China’s government stepped up support for a select group of struggling property developers last year, of which Country Garden and CIFI Holdings (Group) Company, which also recently defaulted on its offshore debt, were beneficiaries.

The credit rout has splayed values of offshore bonds offered by Chinese developers, most of which have now slumped into distressed territory. Longfor Group Holdings Limited’s LNGPF 2027 3.375% dollar bonds and its 3.85% 2032 dollar bonds have plunged 25% and 30%, respectively, in recent weeks while Monday, bonds of Gemdale Corp and Seazen Group Ltd. SZENF dropped 16% in value.

Why It Matters: Around a third of nearly all Chinese household income is invested in property, roughly the same percentage as that represented in Wednesday’s annual income savings rate. The more that property developers continue to wreak havoc on the local stock market, the worse that is for consumer confidence, too.

The scenario is one which asset managers locally call a death-spiral in which worse property and stock price performance leads to less spending which puts pressure on retailers’ earnings.
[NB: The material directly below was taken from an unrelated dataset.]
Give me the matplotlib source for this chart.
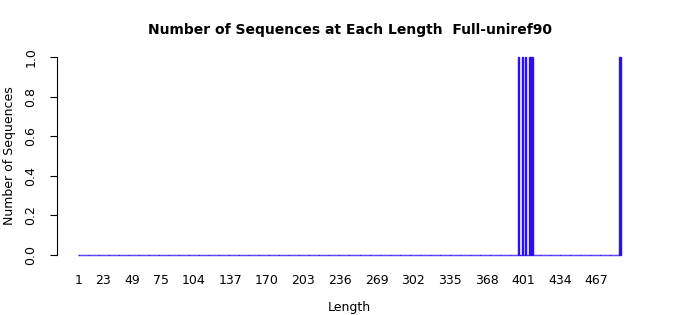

This cycle is apparent in the increasingly smaller P/E valuations of Chinese shares and in the performance of China tracker funds such as the iShares China Large-Cap FXI which is down 10% year-to-date vs. the S&P 500 ETF Trust SPY, up 14.5% in the same period.

The extent of liabilities in the Chinese property markets that are hidden in China’s banking and insurance sectors has weighed on stocks the past week as more troubling reports have emerged from the sectors.

To this effect, defaults of large developers are likely to incentivize further plans of government intervention to kick-start Hong Kong and China markets again and cushion the blow of other unknown potential defaults that may be to come.